- Instructions for the task
Copy every line that contains the string "this" from the entries below.
### Data extract
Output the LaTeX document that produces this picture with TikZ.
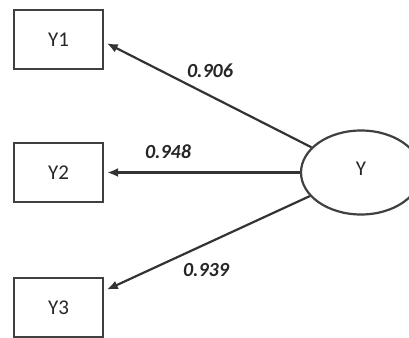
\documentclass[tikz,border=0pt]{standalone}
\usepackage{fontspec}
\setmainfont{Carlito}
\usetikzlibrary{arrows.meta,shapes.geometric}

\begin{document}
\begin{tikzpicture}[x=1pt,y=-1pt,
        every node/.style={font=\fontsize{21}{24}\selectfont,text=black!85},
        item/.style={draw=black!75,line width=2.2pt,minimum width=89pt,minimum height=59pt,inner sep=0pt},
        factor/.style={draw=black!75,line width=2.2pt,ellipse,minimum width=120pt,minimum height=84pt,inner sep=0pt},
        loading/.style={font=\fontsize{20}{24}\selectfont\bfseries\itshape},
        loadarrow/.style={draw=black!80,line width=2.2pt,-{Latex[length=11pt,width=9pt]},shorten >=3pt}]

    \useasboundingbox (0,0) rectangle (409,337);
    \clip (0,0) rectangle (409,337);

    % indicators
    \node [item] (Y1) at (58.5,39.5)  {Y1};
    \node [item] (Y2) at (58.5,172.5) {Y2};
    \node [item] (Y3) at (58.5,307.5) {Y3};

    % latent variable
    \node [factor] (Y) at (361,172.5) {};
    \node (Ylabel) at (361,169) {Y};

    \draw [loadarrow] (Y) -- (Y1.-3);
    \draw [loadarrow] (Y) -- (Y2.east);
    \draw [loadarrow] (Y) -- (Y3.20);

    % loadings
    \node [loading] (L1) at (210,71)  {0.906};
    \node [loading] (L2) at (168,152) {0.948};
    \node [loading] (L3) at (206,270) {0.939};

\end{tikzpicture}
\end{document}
######
### Data extract
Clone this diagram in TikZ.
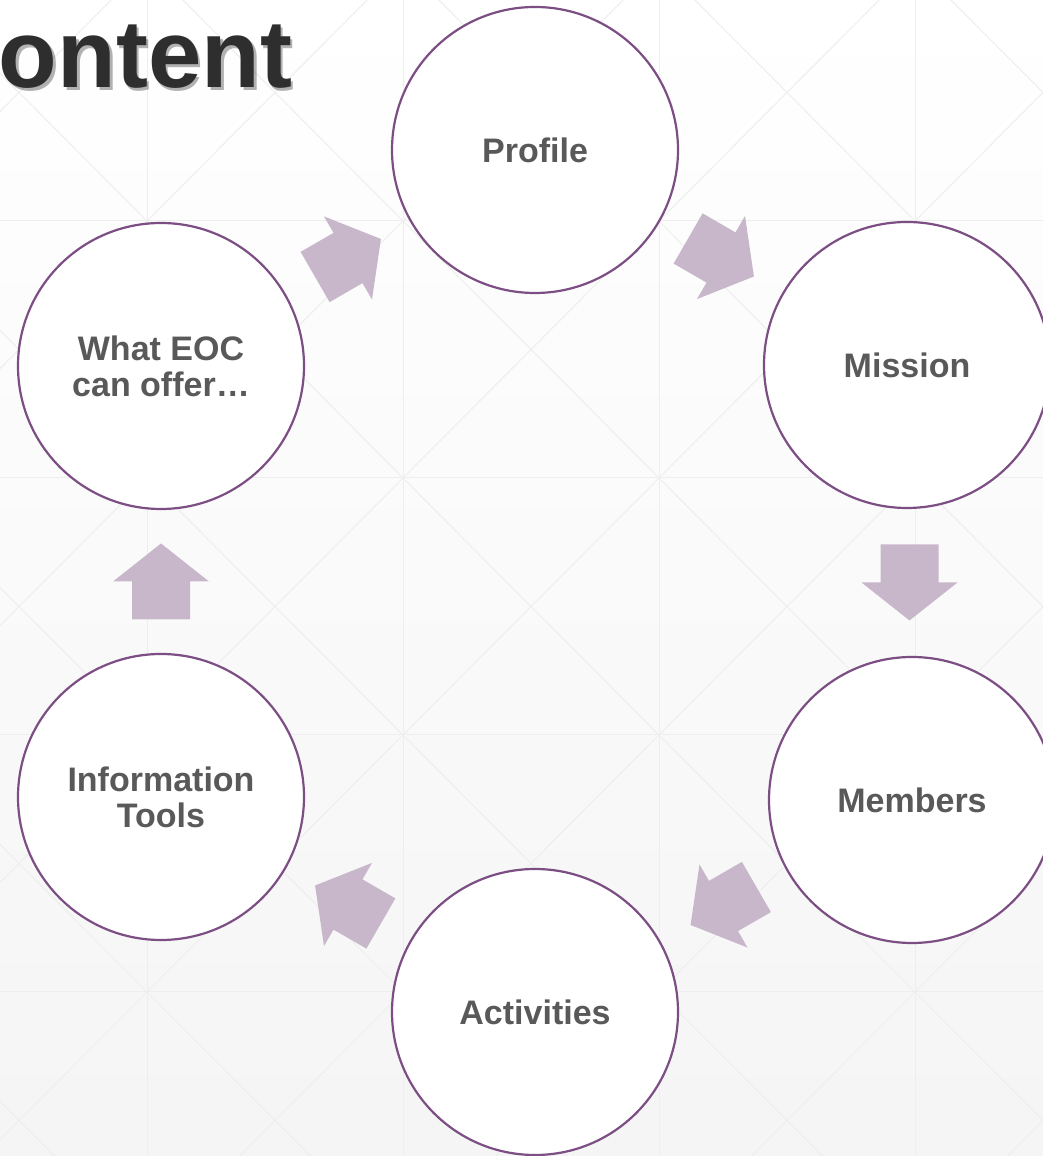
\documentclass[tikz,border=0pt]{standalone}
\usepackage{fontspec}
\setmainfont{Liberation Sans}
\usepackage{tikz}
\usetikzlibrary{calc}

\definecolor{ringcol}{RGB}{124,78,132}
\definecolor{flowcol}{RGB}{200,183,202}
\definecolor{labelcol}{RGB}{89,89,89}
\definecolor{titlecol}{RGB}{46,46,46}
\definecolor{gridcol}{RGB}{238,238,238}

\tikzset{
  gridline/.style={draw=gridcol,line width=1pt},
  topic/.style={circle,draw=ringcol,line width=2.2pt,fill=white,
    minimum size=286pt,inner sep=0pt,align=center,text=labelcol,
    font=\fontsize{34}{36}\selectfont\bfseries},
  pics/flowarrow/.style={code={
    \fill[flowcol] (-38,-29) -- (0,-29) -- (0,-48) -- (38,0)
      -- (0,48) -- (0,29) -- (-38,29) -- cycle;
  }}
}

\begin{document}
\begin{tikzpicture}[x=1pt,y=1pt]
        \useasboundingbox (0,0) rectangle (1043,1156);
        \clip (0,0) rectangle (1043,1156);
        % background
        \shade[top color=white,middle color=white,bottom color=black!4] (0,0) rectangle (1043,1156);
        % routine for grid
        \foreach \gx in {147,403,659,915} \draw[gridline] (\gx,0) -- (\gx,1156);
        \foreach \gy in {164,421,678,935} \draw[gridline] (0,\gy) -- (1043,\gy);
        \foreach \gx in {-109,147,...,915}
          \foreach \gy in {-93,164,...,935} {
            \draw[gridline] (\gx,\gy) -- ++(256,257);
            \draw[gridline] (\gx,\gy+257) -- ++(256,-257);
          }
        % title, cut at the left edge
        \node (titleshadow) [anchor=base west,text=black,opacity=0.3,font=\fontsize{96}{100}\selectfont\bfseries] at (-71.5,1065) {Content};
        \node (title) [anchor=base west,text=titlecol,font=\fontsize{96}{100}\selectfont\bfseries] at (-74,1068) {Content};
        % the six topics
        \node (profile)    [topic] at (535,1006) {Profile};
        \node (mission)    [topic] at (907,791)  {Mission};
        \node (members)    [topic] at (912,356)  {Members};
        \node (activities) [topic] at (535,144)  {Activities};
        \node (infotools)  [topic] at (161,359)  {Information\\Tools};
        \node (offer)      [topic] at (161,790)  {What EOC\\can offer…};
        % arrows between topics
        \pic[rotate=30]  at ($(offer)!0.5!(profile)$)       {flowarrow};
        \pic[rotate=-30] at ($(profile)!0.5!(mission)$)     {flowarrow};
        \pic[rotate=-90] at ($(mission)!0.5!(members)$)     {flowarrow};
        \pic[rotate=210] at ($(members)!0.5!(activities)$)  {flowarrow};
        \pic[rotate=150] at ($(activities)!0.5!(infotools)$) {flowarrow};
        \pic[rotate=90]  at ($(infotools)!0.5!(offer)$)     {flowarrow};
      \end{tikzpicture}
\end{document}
######
- Full output
Output the LaTeX document that produces this picture with TikZ.
Clone this diagram in TikZ.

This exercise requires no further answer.